REQUEST:
Each line of the material must be repeated precisely, with the pictures left out.

SUPPLIED DATA:
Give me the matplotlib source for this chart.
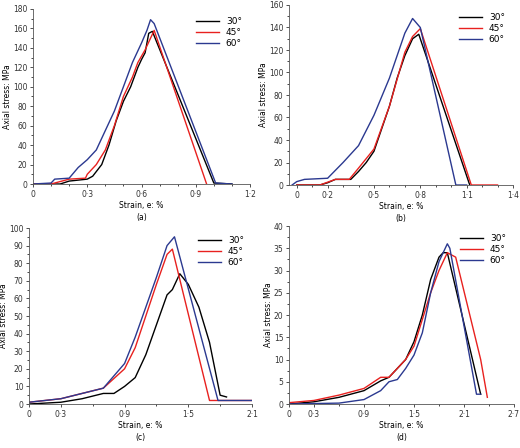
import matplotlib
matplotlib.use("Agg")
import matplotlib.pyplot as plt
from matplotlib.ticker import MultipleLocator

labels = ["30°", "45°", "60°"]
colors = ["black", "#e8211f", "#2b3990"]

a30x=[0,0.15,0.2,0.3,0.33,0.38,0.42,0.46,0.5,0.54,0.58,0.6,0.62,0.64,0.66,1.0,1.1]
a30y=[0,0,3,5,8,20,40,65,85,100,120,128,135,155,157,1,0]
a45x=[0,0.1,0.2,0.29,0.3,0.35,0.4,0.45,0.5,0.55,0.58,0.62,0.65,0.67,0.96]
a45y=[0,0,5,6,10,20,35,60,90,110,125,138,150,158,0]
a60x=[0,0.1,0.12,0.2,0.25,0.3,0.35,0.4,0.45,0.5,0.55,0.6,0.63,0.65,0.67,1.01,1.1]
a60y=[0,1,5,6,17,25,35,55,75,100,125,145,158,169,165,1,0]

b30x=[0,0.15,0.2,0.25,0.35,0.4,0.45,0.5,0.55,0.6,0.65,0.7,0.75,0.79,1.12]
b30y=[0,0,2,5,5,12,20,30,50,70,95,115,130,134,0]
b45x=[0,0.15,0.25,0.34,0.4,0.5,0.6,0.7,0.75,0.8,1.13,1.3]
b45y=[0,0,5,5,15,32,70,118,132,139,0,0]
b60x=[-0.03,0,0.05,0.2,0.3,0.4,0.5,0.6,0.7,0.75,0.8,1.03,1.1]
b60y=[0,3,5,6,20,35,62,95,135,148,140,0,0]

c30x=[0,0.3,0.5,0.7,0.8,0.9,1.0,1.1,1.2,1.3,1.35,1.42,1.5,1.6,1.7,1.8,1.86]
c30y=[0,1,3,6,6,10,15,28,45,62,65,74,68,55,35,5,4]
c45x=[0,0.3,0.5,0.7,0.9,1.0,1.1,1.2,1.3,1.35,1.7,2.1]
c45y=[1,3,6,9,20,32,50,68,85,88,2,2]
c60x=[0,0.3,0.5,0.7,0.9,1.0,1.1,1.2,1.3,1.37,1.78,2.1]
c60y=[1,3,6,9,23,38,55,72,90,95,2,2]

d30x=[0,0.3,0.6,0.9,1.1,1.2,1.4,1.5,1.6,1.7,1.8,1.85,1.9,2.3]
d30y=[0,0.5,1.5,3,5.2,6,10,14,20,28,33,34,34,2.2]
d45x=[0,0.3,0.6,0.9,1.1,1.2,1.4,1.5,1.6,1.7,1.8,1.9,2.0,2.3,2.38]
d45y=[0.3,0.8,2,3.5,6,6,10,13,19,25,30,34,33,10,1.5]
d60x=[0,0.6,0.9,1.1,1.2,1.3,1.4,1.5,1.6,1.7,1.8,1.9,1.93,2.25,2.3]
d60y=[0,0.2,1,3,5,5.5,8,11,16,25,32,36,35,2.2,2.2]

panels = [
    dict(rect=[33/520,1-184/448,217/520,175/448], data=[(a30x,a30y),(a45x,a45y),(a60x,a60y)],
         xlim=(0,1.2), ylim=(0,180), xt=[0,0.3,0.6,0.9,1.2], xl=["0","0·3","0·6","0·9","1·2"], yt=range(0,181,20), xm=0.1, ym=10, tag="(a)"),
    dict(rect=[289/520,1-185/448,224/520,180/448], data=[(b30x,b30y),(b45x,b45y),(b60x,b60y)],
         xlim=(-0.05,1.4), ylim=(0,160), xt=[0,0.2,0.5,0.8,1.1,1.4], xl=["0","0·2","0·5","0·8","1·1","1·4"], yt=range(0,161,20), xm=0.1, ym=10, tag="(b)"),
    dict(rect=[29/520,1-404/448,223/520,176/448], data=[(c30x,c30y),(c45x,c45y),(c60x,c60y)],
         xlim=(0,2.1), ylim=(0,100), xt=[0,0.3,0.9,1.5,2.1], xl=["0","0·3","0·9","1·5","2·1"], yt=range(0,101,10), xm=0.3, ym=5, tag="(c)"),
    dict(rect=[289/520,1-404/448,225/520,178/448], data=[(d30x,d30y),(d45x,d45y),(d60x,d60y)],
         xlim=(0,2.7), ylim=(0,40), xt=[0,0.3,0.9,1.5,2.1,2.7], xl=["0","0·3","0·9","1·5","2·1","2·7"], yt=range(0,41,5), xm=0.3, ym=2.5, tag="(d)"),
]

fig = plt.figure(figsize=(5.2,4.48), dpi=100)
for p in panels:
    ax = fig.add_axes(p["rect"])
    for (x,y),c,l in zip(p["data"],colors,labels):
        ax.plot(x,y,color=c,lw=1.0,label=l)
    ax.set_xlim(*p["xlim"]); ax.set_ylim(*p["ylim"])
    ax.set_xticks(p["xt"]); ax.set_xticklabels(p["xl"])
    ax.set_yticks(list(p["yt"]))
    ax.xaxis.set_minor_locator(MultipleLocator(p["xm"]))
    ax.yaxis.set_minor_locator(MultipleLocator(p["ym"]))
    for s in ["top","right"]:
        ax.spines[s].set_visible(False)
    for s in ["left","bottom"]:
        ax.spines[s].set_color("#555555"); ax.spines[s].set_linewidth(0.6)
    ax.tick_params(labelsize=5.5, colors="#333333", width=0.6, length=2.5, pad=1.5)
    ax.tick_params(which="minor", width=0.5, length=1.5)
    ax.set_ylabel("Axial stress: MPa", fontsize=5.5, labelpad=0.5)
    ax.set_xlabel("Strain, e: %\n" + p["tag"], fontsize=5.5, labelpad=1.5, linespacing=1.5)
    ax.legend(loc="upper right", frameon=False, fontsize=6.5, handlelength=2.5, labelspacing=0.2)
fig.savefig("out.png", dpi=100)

SOLUTION TO THIS TASK:
Give me the matplotlib source for this chart.
import matplotlib
matplotlib.use("Agg")
import matplotlib.pyplot as plt
from matplotlib.ticker import MultipleLocator

labels = ["30°", "45°", "60°"]
colors = ["black", "#e8211f", "#2b3990"]

a30x=[0,0.15,0.2,0.3,0.33,0.38,0.42,0.46,0.5,0.54,0.58,0.6,0.62,0.64,0.66,1.0,1.1]
a30y=[0,0,3,5,8,20,40,65,85,100,120,128,135,155,157,1,0]
a45x=[0,0.1,0.2,0.29,0.3,0.35,0.4,0.45,0.5,0.55,0.58,0.62,0.65,0.67,0.96]
a45y=[0,0,5,6,10,20,35,60,90,110,125,138,150,158,0]
a60x=[0,0.1,0.12,0.2,0.25,0.3,0.35,0.4,0.45,0.5,0.55,0.6,0.63,0.65,0.67,1.01,1.1]
a60y=[0,1,5,6,17,25,35,55,75,100,125,145,158,169,165,1,0]

b30x=[0,0.15,0.2,0.25,0.35,0.4,0.45,0.5,0.55,0.6,0.65,0.7,0.75,0.79,1.12]
b30y=[0,0,2,5,5,12,20,30,50,70,95,115,130,134,0]
b45x=[0,0.15,0.25,0.34,0.4,0.5,0.6,0.7,0.75,0.8,1.13,1.3]
b45y=[0,0,5,5,15,32,70,118,132,139,0,0]
b60x=[-0.03,0,0.05,0.2,0.3,0.4,0.5,0.6,0.7,0.75,0.8,1.03,1.1]
b60y=[0,3,5,6,20,35,62,95,135,148,140,0,0]

c30x=[0,0.3,0.5,0.7,0.8,0.9,1.0,1.1,1.2,1.3,1.35,1.42,1.5,1.6,1.7,1.8,1.86]
c30y=[0,1,3,6,6,10,15,28,45,62,65,74,68,55,35,5,4]
c45x=[0,0.3,0.5,0.7,0.9,1.0,1.1,1.2,1.3,1.35,1.7,2.1]
c45y=[1,3,6,9,20,32,50,68,85,88,2,2]
c60x=[0,0.3,0.5,0.7,0.9,1.0,1.1,1.2,1.3,1.37,1.78,2.1]
c60y=[1,3,6,9,23,38,55,72,90,95,2,2]

d30x=[0,0.3,0.6,0.9,1.1,1.2,1.4,1.5,1.6,1.7,1.8,1.85,1.9,2.3]
d30y=[0,0.5,1.5,3,5.2,6,10,14,20,28,33,34,34,2.2]
d45x=[0,0.3,0.6,0.9,1.1,1.2,1.4,1.5,1.6,1.7,1.8,1.9,2.0,2.3,2.38]
d45y=[0.3,0.8,2,3.5,6,6,10,13,19,25,30,34,33,10,1.5]
d60x=[0,0.6,0.9,1.1,1.2,1.3,1.4,1.5,1.6,1.7,1.8,1.9,1.93,2.25,2.3]
d60y=[0,0.2,1,3,5,5.5,8,11,16,25,32,36,35,2.2,2.2]

panels = [
    dict(rect=[33/520,1-184/448,217/520,175/448], data=[(a30x,a30y),(a45x,a45y),(a60x,a60y)],
         xlim=(0,1.2), ylim=(0,180), xt=[0,0.3,0.6,0.9,1.2], xl=["0","0·3","0·6","0·9","1·2"], yt=range(0,181,20), xm=0.1, ym=10, tag="(a)"),
    dict(rect=[289/520,1-185/448,224/520,180/448], data=[(b30x,b30y),(b45x,b45y),(b60x,b60y)],
         xlim=(-0.05,1.4), ylim=(0,160), xt=[0,0.2,0.5,0.8,1.1,1.4], xl=["0","0·2","0·5","0·8","1·1","1·4"], yt=range(0,161,20), xm=0.1, ym=10, tag="(b)"),
    dict(rect=[29/520,1-404/448,223/520,176/448], data=[(c30x,c30y),(c45x,c45y),(c60x,c60y)],
         xlim=(0,2.1), ylim=(0,100), xt=[0,0.3,0.9,1.5,2.1], xl=["0","0·3","0·9","1·5","2·1"], yt=range(0,101,10), xm=0.3, ym=5, tag="(c)"),
    dict(rect=[289/520,1-404/448,225/520,178/448], data=[(d30x,d30y),(d45x,d45y),(d60x,d60y)],
         xlim=(0,2.7), ylim=(0,40), xt=[0,0.3,0.9,1.5,2.1,2.7], xl=["0","0·3","0·9","1·5","2·1","2·7"], yt=range(0,41,5), xm=0.3, ym=2.5, tag="(d)"),
]

fig = plt.figure(figsize=(5.2,4.48), dpi=100)
for p in panels:
    ax = fig.add_axes(p["rect"])
    for (x,y),c,l in zip(p["data"],colors,labels):
        ax.plot(x,y,color=c,lw=1.0,label=l)
    ax.set_xlim(*p["xlim"]); ax.set_ylim(*p["ylim"])
    ax.set_xticks(p["xt"]); ax.set_xticklabels(p["xl"])
    ax.set_yticks(list(p["yt"]))
    ax.xaxis.set_minor_locator(MultipleLocator(p["xm"]))
    ax.yaxis.set_minor_locator(MultipleLocator(p["ym"]))
    for s in ["top","right"]:
        ax.spines[s].set_visible(False)
    for s in ["left","bottom"]:
        ax.spines[s].set_color("#555555"); ax.spines[s].set_linewidth(0.6)
    ax.tick_params(labelsize=5.5, colors="#333333", width=0.6, length=2.5, pad=1.5)
    ax.tick_params(which="minor", width=0.5, length=1.5)
    ax.set_ylabel("Axial stress: MPa", fontsize=5.5, labelpad=0.5)
    ax.set_xlabel("Strain, e: %\n" + p["tag"], fontsize=5.5, labelpad=1.5, linespacing=1.5)
    ax.legend(loc="upper right", frameon=False, fontsize=6.5, handlelength=2.5, labelspacing=0.2)
fig.savefig("out.png", dpi=100)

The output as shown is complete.